Given information ▸
────────────────────────────────────────
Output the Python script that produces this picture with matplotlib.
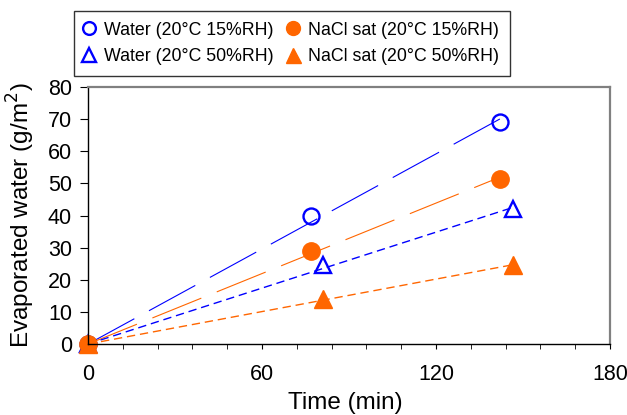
import numpy as np
import matplotlib.pyplot as plt
from matplotlib.ticker import MultipleLocator

plt.rcParams['font.family'] = ['Liberation Sans', 'DejaVu Sans']
plt.rcParams['lines.scale_dashes'] = False

# data
t_w15 = [0, 77, 142]
y_w15 = [0, 40, 69]
t_n15 = [0, 77, 142]
y_n15 = [0, 29, 51.5]
t_w50 = [0, 81, 146.5]
y_w50 = [0, 24.5, 42]
t_n50 = [0, 81, 146.5]
y_n50 = [0, 14, 24.5]

blue = '#0000FF'
orange = '#FF6600'

fig = plt.figure(figsize=(6.27, 4.15), dpi=100)
ax = fig.add_axes([0.1404, 0.171, 0.8326, 0.619])

def fit_line(t, y):
    t = np.array(t, float); y = np.array(y, float)
    k = (t * y).sum() / (t * t).sum()
    return [0, t[-1]], [0, k * t[-1]]

# trend lines (through origin)
x, yy = fit_line(t_w15, y_w15)
ax.plot(x, yy, color=blue, lw=0.8, dashes=(38, 12))
x, yy = fit_line(t_n15, y_n15)
ax.plot(x, yy, color=orange, lw=0.8, dashes=(38, 12))
x, yy = fit_line(t_w50, y_w50)
ax.plot(x, yy, color=blue, lw=1.0, dashes=(6, 3.5))
x, yy = fit_line(t_n50, y_n50)
ax.plot(x, yy, color=orange, lw=1.0, dashes=(6, 3.5))

h1, = ax.plot(t_w15, y_w15, 'o', ms=11.5, mfc='none', mec=blue, mew=1.7, ls='none',
              label='Water (20°C 15%RH)', clip_on=False)
h2, = ax.plot(t_w50, y_w50, '^', ms=12, mfc='none', mec=blue, mew=1.7, ls='none',
              label='Water (20°C 50%RH)', clip_on=False)
h3, = ax.plot(t_n15, y_n15, 'o', ms=12.5, color=orange, ls='none',
              label='NaCl sat (20°C 15%RH)', clip_on=False)
h4, = ax.plot(t_n50, y_n50, '^', ms=13.5, color=orange, ls='none',
              label='NaCl sat (20°C 50%RH)', clip_on=False)

ax.set_xlim(0, 180)
ax.set_ylim(0, 80)
ax.xaxis.set_major_locator(MultipleLocator(60))
ax.xaxis.set_minor_locator(MultipleLocator(12))
ax.yaxis.set_major_locator(MultipleLocator(10))
ax.tick_params(which='both', direction='out', labelsize=15.5, color='black')
ax.tick_params(axis='y', length=5.5, pad=6)
ax.tick_params(axis='x', which='both', length=3.5, pad=11)

for s in ['top', 'right']:
    ax.spines[s].set_color('#808080')
    ax.spines[s].set_linewidth(1.6)
for s in ['left', 'bottom']:
    ax.spines[s].set_color('black')
    ax.spines[s].set_linewidth(1.0)

ax.set_xlabel('Time (min)', fontsize=17.5, labelpad=5)
ax.xaxis.label.set_x(0.492)
ax.set_ylabel('Evaporated water (g/m$^2$)', fontsize=17.5, labelpad=8)

fig.legend(handles=[h1, h2, h3, h4], ncol=2, fontsize=12.8,
           loc='upper left', bbox_to_anchor=(0.118, 0.9735), borderaxespad=0,
           frameon=True, fancybox=False, edgecolor='black',
           handletextpad=0.6, columnspacing=0.85, borderpad=0.6,
           labelspacing=0.55, handlelength=0.5, markerscale=0.8)

fig.savefig('out.png', dpi=100)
────────────────────────────────────────
What needs to be done ▸ Write down every line from the opening of the listing to the line with "ax = fig.add_axes([0.1404, 0.171, 0.8326, 0.619])", both included, and nothing else; the pictures are omitted.

Reply ▸
Output the Python script that produces this picture with matplotlib.
import numpy as np
import matplotlib.pyplot as plt
from matplotlib.ticker import MultipleLocator

plt.rcParams['font.family'] = ['Liberation Sans', 'DejaVu Sans']
plt.rcParams['lines.scale_dashes'] = False

# data
t_w15 = [0, 77, 142]
y_w15 = [0, 40, 69]
t_n15 = [0, 77, 142]
y_n15 = [0, 29, 51.5]
t_w50 = [0, 81, 146.5]
y_w50 = [0, 24.5, 42]
t_n50 = [0, 81, 146.5]
y_n50 = [0, 14, 24.5]

blue = '#0000FF'
orange = '#FF6600'

fig = plt.figure(figsize=(6.27, 4.15), dpi=100)
ax = fig.add_axes([0.1404, 0.171, 0.8326, 0.619])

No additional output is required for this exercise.